4. The pump arrangement according to claim 2, wherein in the data memory temperature limits for partial loads of the water pump are provided, wherein the control device adjusts in steps the speed of the water pump based on the temperature limits.

5. The pump arrangement according to claim 2, wherein the control electronics control the speed of the water pump continuously.

6. The pump arrangement according to claim 2, wherein the control electronics control the pump speed lineraly at least for some water temperature ranges based on the measured water temperature.

7. The pump arrangement according to claim 2, wherein the control electronics control the pump speed exponentially at least for some water temperature ranges based on the measured water temperature.

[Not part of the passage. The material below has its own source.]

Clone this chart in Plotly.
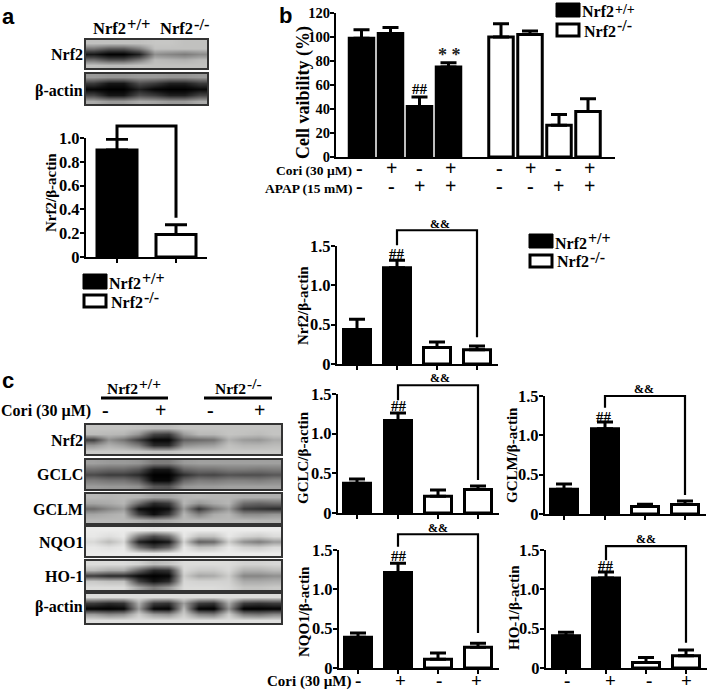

8. The pump arrangement according to claim 1, wherein the control device is integrated into the pump.

9. The pump arrangement according to claim 1, wherein the water pump has a switch for actuating the control device, wherein the switch is accessible from the exterior of a housing of the water pump.

10. The pump arrangement according to claim 1, wherein the at least one temperature sensor is integrated into the water pump.

11. The pump arrangement according to claim 10, wherein the at least one temperature sensor is arranged in the interior of a housing of the water pump.

12. The pump arrangement according to claim 10, wherein water pump has a pump motor with coils, wherein the at least one temperature sensor is arranged within the housing of the water pump at a distance as large as possible from each of the coils of the pump motor.